The zombie is five steps away, you're cornered, and you've got one last bullet in the chamber. If you were just playing Super Mario Galaxy you might as well turn the gun on yourself. A recent highly scientific study found that when it comes to putting a bullet in a humanoid target's brain, Super Mario Galaxy doesn't help.
Researchers at Ohio State University lead by communication grad student Jodi Whitaker and professor of communication and psychology Brad Bushman recently had 151 students play three different video games in order to prove whether those games had a profound effect on subjects' firearms accuracy. Previous studies have shown that games can enhance players' projectile weapon skills, and the military has used interactive entertainment to hone said skills in the past.
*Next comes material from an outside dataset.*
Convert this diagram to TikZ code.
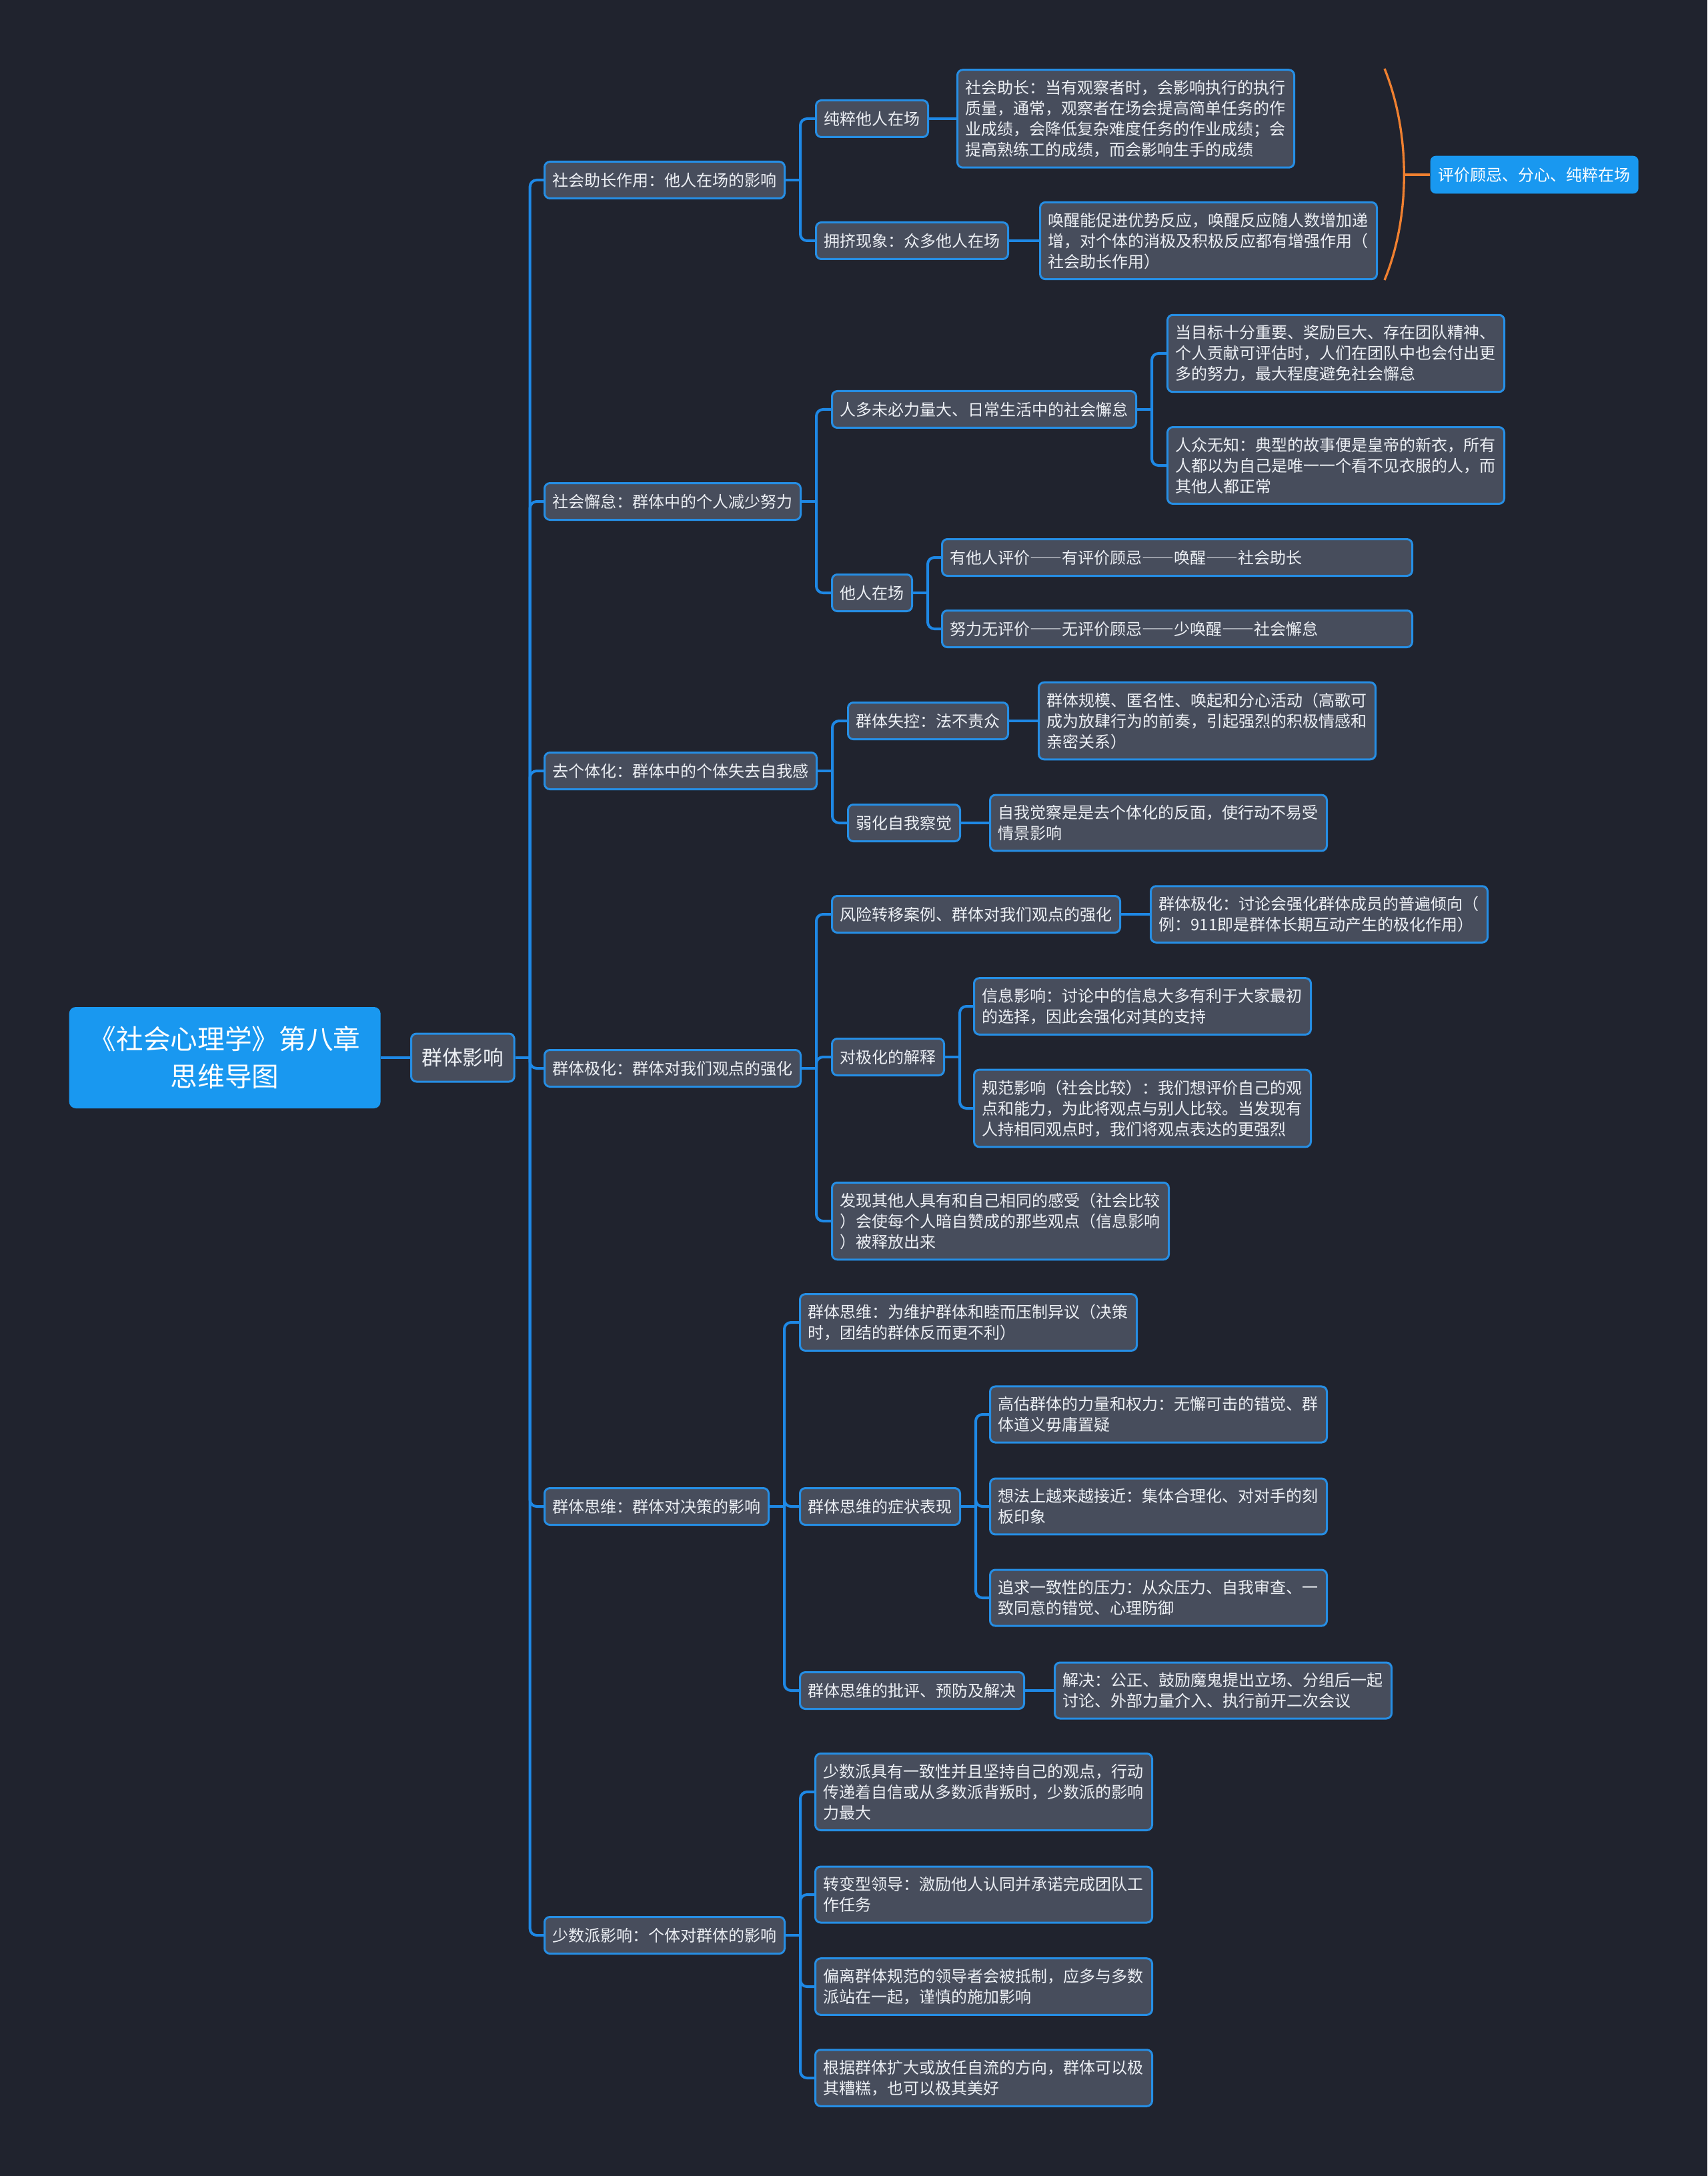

So why bring the subject up again?
The researchers, after gauging subjects' aggression levels and attitudes towards games and guns, split the students up into three groups. One group played Resident Evil 4, a violent game that rewards headshots, using either a standard controller or a gun-shaped device. Another group played Wii Play's non-violent target practice game. The third group played Super Mario Galaxy.
I can only conclude that these researchers are gunning (pardon the pun) for Super Mario Galaxy, perhaps in an attempt to rob Nintendo of lucrative government contracts that probably don't exist.
After a 20 minute session with their particular game, subjects were given an Airsoft training pistol filled with Velcro-covered pellets and asked to fire 16 times at a six-foot-tall humanoid mannequin 20 feet away down a narrow corridor. So yes, best test ever.
Shooters that played Resident Evil 4 with a gun-shaped controller averaged seven head shots per session, hitting the brain case more than any other part of the body.
"We didn't tell them where to aim - we just told them to try to hit the mannequin," Bushman said. "But the violent shooting game they played rewarded head shots, and so they shot at the mannequin like they were playing the game, aiming for the head."
Good for them.
The Super Mario Galaxy players, on the other hand, managed only two headshots per session, with an average of four shots to other parts of the body, the lowest of any group.
It bears noting that the results were similar across each group regardless of the participants' history of video game playing and shooting guns at people-shaped objects.
The conclusion? Super Mario Galaxy sucks as weapons training. Or, as Bushman puts it, "The more frequently one plays violent shooting games, the more accurately one fires a realistic gun and aims for the head, although we can't tell from this study which factor is the cause." Then what good is it?
"We shouldn't be too quick to dismiss violent video games as just harmless fun in a fantasy world - they can have real-world effects."
Oh, this is one of those studies. The Live Science article even refers to Anders Behring Breivik, the Norwegian man who shot and killed 69 people at a youth camp in Norway last year.